The researchers reviewed a lot of recent work on improving agent efficiency, focusing on three key areas: how agents store and retrieve information (memory), how they learn to use different tools, and how they plan out their actions. They found that many different approaches actually share similar ideas, like compressing information to reduce the amount of data the agent needs to handle, designing rewards that encourage the agent to use tools sparingly, and using smarter search methods to find the best plan. They also looked at how to measure efficiency, comparing how well agents perform for a given cost, and how much it costs to achieve a certain level of performance.
Why it matters?
This work is important because efficient AI agents are essential for making this technology useful in everyday life. If agents are too slow or expensive, they won't be practical for things like customer service, automated research, or controlling robots. By identifying common strategies and outlining key challenges, this paper helps guide future research towards building AI agents that are both powerful *and* affordable.
Abstract
Recent years have witnessed increasing interest in extending large language models into agentic systems. While the effectiveness of agents has continued to improve, efficiency, which is crucial for real-world deployment, has often been overlooked. This paper therefore investigates efficiency from three core components of agents: memory, tool learning, and planning, considering costs such as latency, tokens, steps, etc. Aimed at conducting comprehensive research addressing the efficiency of the agentic system itself, we review a broad range of recent approaches that differ in implementation yet frequently converge on shared high-level principles including but not limited to bounding context via compression and management, designing reinforcement learning rewards to minimize tool invocation, and employing controlled search mechanisms to enhance efficiency, which we discuss in detail.
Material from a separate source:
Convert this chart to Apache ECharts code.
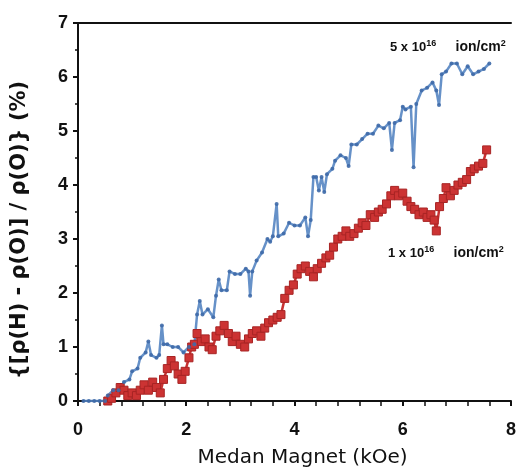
<!DOCTYPE html>
<html>
<head>
<meta charset="utf-8">
<script src="https://cdn.jsdelivr.net/npm/echarts@6/dist/echarts.min.js"></script>
<style>
html,body{margin:0;padding:0;background:#fff;}
#c{width:519px;height:474px;}
</style>
</head>
<body>
<div id="c"></div>
<script>
// 5 x 10^16 ion/cm2 (blue)
const blueX = [0.10,0.20,0.30,0.40,0.50,0.55,0.65,0.75,0.85,0.95,1.00,1.10,1.15,1.25,1.30,1.35,1.45,1.50,1.55,1.58,1.65,1.75,1.85,1.95,2.05,2.15,2.20,2.25,2.30,2.40,2.50,2.55,2.60,2.65,2.75,2.80,2.90,3.00,3.10,3.15,3.18,3.22,3.30,3.40,3.50,3.55,3.60,3.67,3.70,3.80,3.90,4.00,4.10,4.20,4.25,4.30,4.35,4.40,4.45,4.50,4.55,4.60,4.70,4.75,4.85,4.95,5.00,5.05,5.15,5.25,5.35,5.45,5.55,5.65,5.75,5.80,5.85,5.95,6.00,6.05,6.15,6.20,6.25,6.35,6.45,6.55,6.62,6.67,6.72,6.80,6.90,7.00,7.10,7.20,7.30,7.40,7.50,7.60];
const blueY = [0.00,0.00,0.00,0.00,0.00,0.10,0.20,0.20,0.35,0.40,0.55,0.60,0.80,0.90,1.10,0.85,0.80,0.85,1.40,1.05,1.05,1.00,1.00,0.90,1.00,1.05,1.60,1.85,1.60,1.70,1.55,1.95,2.25,2.05,2.05,2.40,2.35,2.35,2.45,2.40,1.95,2.40,2.60,2.75,3.00,2.95,3.05,3.65,3.05,3.10,3.30,3.25,3.25,3.40,3.05,3.35,4.15,4.15,3.90,4.15,3.87,4.20,4.30,4.45,4.55,4.50,4.35,4.75,4.75,4.85,4.95,4.95,5.10,5.05,5.15,4.65,5.15,5.20,5.45,5.40,5.45,4.33,5.50,5.75,5.80,5.90,5.75,5.48,6.05,6.10,6.25,6.25,6.05,6.20,6.05,6.10,6.15,6.25];

// 1 x 10^16 ion/cm2 (red)
const redX = [0.55,0.62,0.70,0.78,0.85,0.92,1.00,1.08,1.15,1.22,1.30,1.38,1.45,1.52,1.58,1.65,1.72,1.78,1.85,1.92,1.98,2.05,2.10,2.15,2.20,2.28,2.35,2.42,2.48,2.55,2.62,2.70,2.78,2.85,2.92,3.00,3.08,3.15,3.22,3.30,3.38,3.45,3.52,3.60,3.68,3.75,3.82,3.90,3.98,4.05,4.12,4.20,4.28,4.35,4.42,4.50,4.58,4.65,4.72,4.80,4.88,4.95,5.02,5.10,5.18,5.25,5.32,5.40,5.48,5.55,5.62,5.70,5.78,5.85,5.92,6.00,6.08,6.15,6.22,6.30,6.38,6.45,6.52,6.58,6.62,6.68,6.75,6.80,6.88,6.95,7.02,7.10,7.18,7.25,7.32,7.40,7.48,7.55];
const redY = [0.00,0.05,0.15,0.25,0.20,0.10,0.15,0.10,0.20,0.30,0.20,0.35,0.25,0.15,0.40,0.60,0.75,0.65,0.50,0.40,0.55,0.80,1.00,1.05,1.25,1.10,1.15,1.00,0.95,1.20,1.30,1.40,1.25,1.10,1.20,1.05,1.00,1.15,1.25,1.30,1.20,1.35,1.45,1.50,1.55,1.60,1.90,2.05,2.15,2.35,2.45,2.50,2.40,2.30,2.45,2.55,2.65,2.70,2.85,3.00,3.05,3.15,3.05,3.10,3.20,3.30,3.25,3.45,3.40,3.50,3.55,3.65,3.80,3.90,3.80,3.85,3.70,3.60,3.55,3.45,3.50,3.40,3.45,3.35,3.15,3.60,3.75,3.95,3.80,3.90,4.00,4.05,4.10,4.25,4.30,4.35,4.40,4.65];

const xTicks = [0, 2, 4, 6, 8];
const yTicks = [0, 1, 2, 3, 4, 5, 6, 7];

const zip = (xs, ys) => xs.map((x, i) => [x, ys[i]]);
const FONT = "'Liberation Sans',Arial,sans-serif";
const WIDE = "'DejaVu Sans',sans-serif";

const chart = echarts.init(document.getElementById('c'), null, {renderer: 'canvas'});
chart.setOption({
  animation: false,
  backgroundColor: '#ffffff',
  grid: {left: 78, right: 1, top: 23, bottom: 73},
  xAxis: [{
    type: 'value', min: 0, max: 8, interval: 2,
    name: 'Medan Magnet (kOe)', nameLocation: 'middle', nameGap: 47,
    nameTextStyle: {fontFamily: WIDE, fontSize: 20, color: '#111', padding: [0, 0, 0, 16]},
    axisLine: {show: true, lineStyle: {color: '#111', width: 2}},
    axisTick: {show: true, length: 5, lineStyle: {color: '#111', width: 2}},
    minorTick: {show: true, splitNumber: 5, length: 5, lineStyle: {color: '#111', width: 1.5}},
    axisLabel: {margin: 20, fontFamily: FONT, fontWeight: 'bold', fontSize: 18, color: '#111',
      formatter: v => xTicks.includes(v) ? String(v) : ''},
    splitLine: {show: false}
  }, {
    type: 'value', min: 0, max: 8, position: 'top',
    axisLine: {show: true, onZero: false, lineStyle: {color: '#111', width: 2}},
    axisTick: {show: false}, axisLabel: {show: false}, splitLine: {show: false}
  }],
  yAxis: {
    type: 'value', min: 0, max: 7, interval: 1,
    axisLine: {show: true, lineStyle: {color: '#111', width: 2}},
    axisTick: {show: true, length: 5, lineStyle: {color: '#111', width: 2}},
    minorTick: {show: true, splitNumber: 2, length: 3, lineStyle: {color: '#111', width: 1.5}},
    axisLabel: {margin: 10, fontFamily: FONT, fontWeight: 'bold', fontSize: 18, color: '#111',
      formatter: v => yTicks.includes(v) ? String(v) : ''},
    splitLine: {show: false}
  },
  graphic: [
    {type: 'text', x: 20, y: 230, rotation: Math.PI / 2,
      style: {text: '{[ρ(H) - ρ(O)] / ρ(O)} (%)', fontFamily: WIDE, fontWeight: 'bold',
        fontSize: 21, fill: '#111', align: 'center', verticalAlign: 'middle'}},
    {type: 'text', x: 390, y: 39,
      style: {rich: {a: {fontFamily: FONT, fontWeight: 'bold', fontSize: 13, fill: '#111'},
                     b: {fontFamily: FONT, fontWeight: 'bold', fontSize: 14, fill: '#111'},
                     s: {fontFamily: FONT, fontWeight: 'bold', fontSize: 9, fill: '#111', verticalAlign: 'top', padding: [0, 0, 8, 0]}},
        text: '{a|5 x 10}{s|16}{b|     ion/cm}{s|2}'}},
    {type: 'text', x: 388, y: 245,
      style: {rich: {a: {fontFamily: FONT, fontWeight: 'bold', fontSize: 13, fill: '#111'},
                     b: {fontFamily: FONT, fontWeight: 'bold', fontSize: 14, fill: '#111'},
                     s: {fontFamily: FONT, fontWeight: 'bold', fontSize: 9, fill: '#111', verticalAlign: 'top', padding: [0, 0, 8, 0]}},
        text: '{a|1 x 10}{s|16}{b|     ion/cm}{s|2}'}}
  ],
  series: [
    {type: 'line', name: '1 x 10^16', data: zip(redX, redY),
      symbol: 'rect', symbolSize: 8,
      lineStyle: {color: '#c83232', width: 2.5},
      itemStyle: {color: '#cc3333', borderColor: '#a82424', borderWidth: 1}},
    {type: 'line', name: '5 x 10^16', data: zip(blueX, blueY),
      symbol: 'circle', symbolSize: 4,
      lineStyle: {color: '#5585c2', width: 2.5, opacity: 0.9},
      itemStyle: {color: '#3f6aa8', opacity: 0.9}}
  ]
});
</script>
</body>
</html>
Accordingly, we characterize efficiency in two complementary ways: comparing effectiveness under a fixed cost budget, and comparing cost at a comparable level of effectiveness. This trade-off can also be viewed through the Pareto frontier between effectiveness and cost. From this perspective, we also examine efficiency oriented benchmarks by summarizing evaluation protocols for these components and consolidating commonly reported efficiency metrics from both benchmark and methodological studies. Moreover, we discuss the key challenges and future directions, with the goal of providing promising insights.